A tiny piece of code that makes such a large impact on mobile devices and allows to make peace with both old- and new-fashioned text documents. And this is what Pocket Gopher and other mobile clients actually should implement themselves if they opt to force-wrap Gopher-published content, otherwise it looks like a total mess even on a bit wider screens. Either wrap it properly, or don’t wrap at all. That’s my motto. And you should give your users a choice: to wrap or not to wrap. I don’t really know if Kopher is the first ever mobile client where all of this is finally done the way it should, but I won’t be surprised if it is.

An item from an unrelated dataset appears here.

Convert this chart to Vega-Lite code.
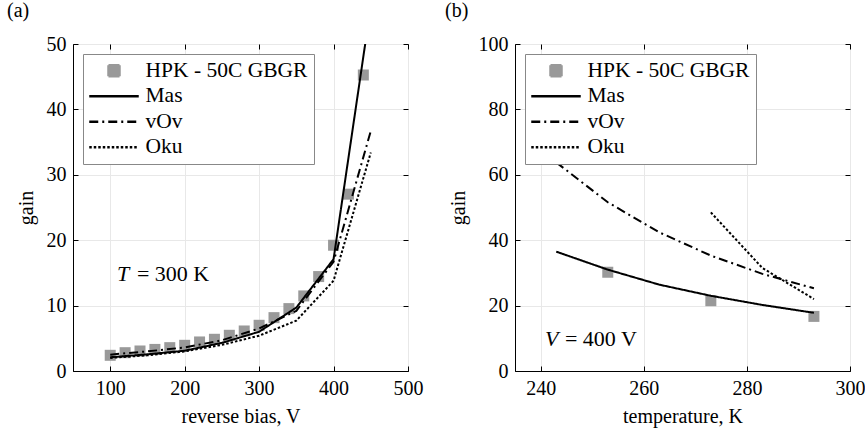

To wrap things up with Kopher (no pun intended) at least for today, I also must say that I’m not quite sure yet what to do with the terminal escape sequences, some of which are even present on my own HNB Finger/Gopher page. For the next 0.0.5 version, I’m at least going to make it recognize and remove those sequences before even saving the content to the rendering buffers. Of course, I wish my eventual goal would be to do something like the authors of Lagrange did (because Lagrange actually supports that ANSI-code formatting, at least partially), but this would violate the entire idea of simplicity of just putting the file contents into the textContent property if we’re dealing with plain text, as opposed to complex rendering into innerHTML we only really need to do for Gophermaps. Maybe Kopher eventually will support inline ANSI coloring for Gophermap infolines only, who knows.

By the way, in another follow-up post, Wandering Geek also says that Lynx’s text wrapping is broken and doesn’t wrap at full words. That’s true. Many things in Lynx are so broken I don’t even consider it a point of reference anymore. And yes, they should think about their userbase and at least implement the above Phlow algorithm, to start with. But again, WG also complains about other things that would be solved so easily had he chosen a more thought-out client (or even written his own, it’s not so difficult as we already found out). For instance, he complains about mixing plain text with Gophermap syntax. Again, this is something I wouldn’t do (I have Lagrange to test this), and I have created a set of tools (like gmi2map.sh or gopherinfo.sh) to make sure I only serve well-formed Gophermaps generated from my Gemtext or plain text documents that need to have some navigable links, but, knowing perfectly such things happen in real life in modern Gopherspace, I made both of my own clients support these deviations from the RFC quite naturally, just treating any plain non-tabbed lines in a Gophermap as info lines. The bottomline is that, with this approach, you can see more Gopherspace content than the “orthodox” clients like Lynx or Lagrange would allow you to. Well, I’m old enough to remember similar debate about writing webpages in strict XHTML versus ordinary, relaxed HTML. And, just like with this issue, guess who won? Practice. As it does every single time.

Going back to the wrapping topic: yep, I’ve solved the issues of displaying unwrapped content on terminals and hard-wrapped content on mobiles, but what’s my personal preference when it comes to content authoring? Am I on the WG’s or MF’s side in this great whale vs. elephant battle? Well, my answer is: it totally depends on which kind of text you are presenting. It just makes absolutely zero sense to hard-wrap a program source code (or, for that matter, any text with program snippets in between, like this one), a hierarchical document like XML or HTML file, a Markdown or Gemtext document, an INI, JSON, YAML, TOML, CSV or TSV file (wait, oh shi…), a hexdump -C output, a log file, i.e. any text file which is still human-readable but not explicitly designed for presentation on Gopherspace. And the MF’s posts are just like that: they are Markdown documents, so it’s totally fine they are not hard-wrapped. If I, for some reason, want to read them in a fancier way than my clients allow to, I’ll download them and pass them to whatever Markdown renderer/viewer I get my hands on. Problem solved. On the other hand, if you are writing an article-like post, a diary entry, an information digest or e-zine, an essay or another piece of literature, and it is something to be only published on Gopherspace (and/or other plaintext-only places) to be read in its entirety by a living human and not copied/parsed/processed, then I’m all for hard-wrapping, as well as leading whitespaces, ASCII lines and other decorations on top of that. Because besides the content itself, all this, as I said in my previous post, is the only way to express your creativity in its presentation.

TL;DR: unwrapped Markdowns and Gemtexts are cool for tech docs and as the source format for anything else. Making users read them as plaintext compared to a properly preformatted and decorated text file is akin to making them read MFWS compared to BMFWS or Medium. I hope you get my point by now.

P.S. And yes, I’m preparing to launch a gopherhole on my $10/mo VPS that already is serving plenty of personal stuff. It will be announced here, on my main homepage and, of course, on my HNB page.

#gopher #bash #plaintext #algorithms